What are you supposed to think about a football coach who steered
hundreds of young men, by their own testimonies, to a better life … and whose career
abruptly ended following allegations of failing to protect young boys from a
sexual predator?
My wife Amy (left) can't remember the joke, but Joe found it funny |
I worked for Coach Joe Paterno as an academic athletic counselor
while pursuing a master's degree at Penn State, where I had also attended as an
undergraduate. I remember him asking me if the players I was responsible for were
keeping in line, and I had told him I hoped so.
"You hope
so?" he pressed. "You better make sure
they are." That comment impressed on me the no-nonsense drive for
excellence that Coach Paterno instilled in his teams.
I also remember--confession time--walking into his office as a
young undergrad who had on the spur of the moment arranged for a player to hand
off to me after practice one of the practice footballs I had coveted. As a new
follower of Christ, I had to learn the hard way that you can't steal stuff.
So I walked into Coach Paterno's office one day, ball in hand,
and said, "I stole this ball and got convicted about it. I came to ask forgiveness and to give it back."
"That's good to hear," the coach responded. "Here, let me see it," he said, and I
handed him the ball. "Here--keep it," and he flipped
it back to me.
Judgment suspended, grace extended. Lesson learned.
Sandusky with Hostetler family (PSU players Doug, Jeff and Ron in back) |
I also remember Coach Jerry Sandusky, now accused of horrific and
systematic sexual abuses of young boys. My roommate Ron Hostetler, played as a
linebacker under Sandusky's tutelage and also captained the team. Sandusky seemed
to everyone like a good guy, and the foundation he later started seemed an
extension of his desire to help others. Both he and Paterno graciously let our small
athletes' fellowship group meet weekly in the coaches' office, where guys like future
NFL linebacker and now ESPN commentator Matt Millen learned to put first things
first.
I had also, as a result of my roommate's harebrained idea that I
should take up football for the first time as a field goal kicker for the nationally
ranked Nittany Lions, agreed to try out for the team, by then in mid-season. I
had never played football and had only fooled around kicking field goals off a
tee. Nevertheless, under Coach Fran Ganter's watchful eye, I gamely booted a
few extra point tries (wide right--my career ended before it ever began) with
the help of a holder, Tom Bradley.

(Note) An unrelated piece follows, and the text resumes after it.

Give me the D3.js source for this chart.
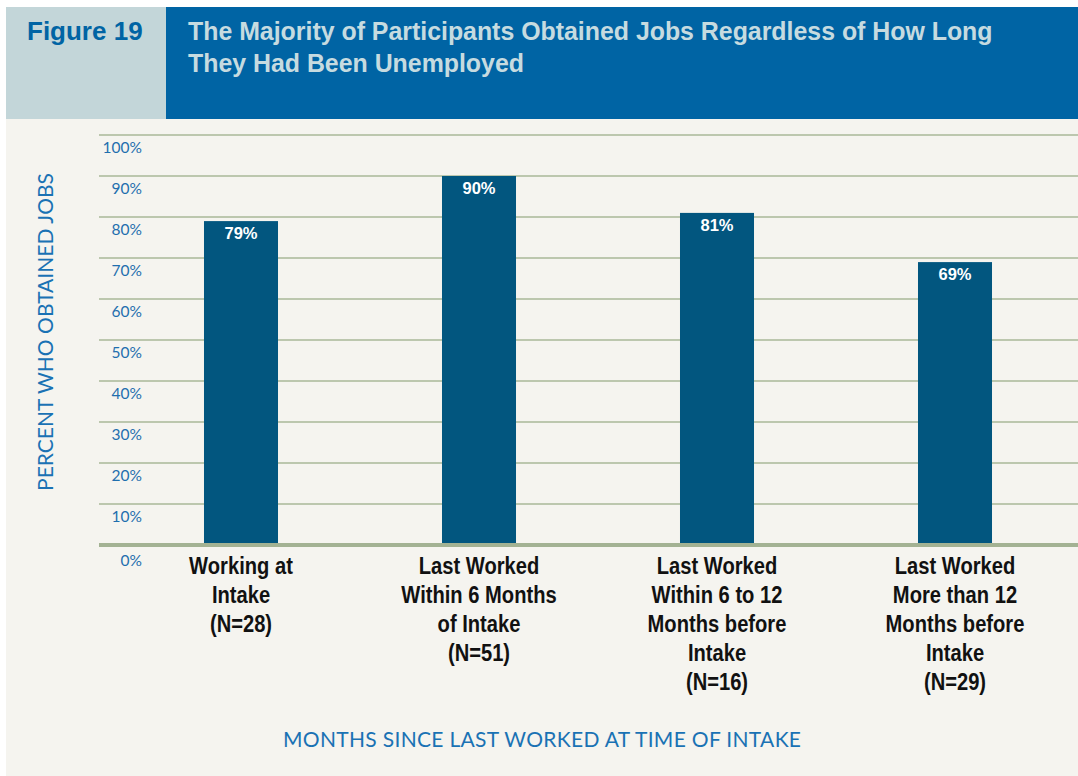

Tom thankfully fared much better than I in
football, and this past year, he took the reins of the team as head coach after
Paterno's firing.
Despite these personal contacts with Paterno and the team, I
never swallowed the myth either about the coach himself or the program he had
created. He was just a man, flawed like the rest of us, and I knew enough about
the players to know they were not saints, either. Friends who played on the
team more than once had to endure Paterno's annoying, high-pitched critiques
fired across the snowy practice field for all to hear. Some didn't always feel
that Paterno upheld his own rules, such as when he played a disgruntled player apparently
just to keep him from quitting instead of playing the player who had practiced
best that week.
And yet to this day, despite the coach's obvious imperfections
and failures, these same players and hundreds more will tell you that he
changed their lives for the better.
So what are we supposed to think about such a man, considered at
once so great and so tragically flawed?
First, neither ignorance of details nor referring the problem to
others can suffice as reasons for failing to stop the abuse of children. When
we see abuse, we simply must take whatever steps are needed to stop it. God
help us to do so.
Having said that, I would suggest that before completely condemning
this coach for his failures that we first think of our own. How have we failed
others? How do we want our own lives to be judged?
It may be that the approach the coach took with this
undergraduate thief might actually be a good way to think about Joe Paterno's
life: Judgment suspended, grace extended.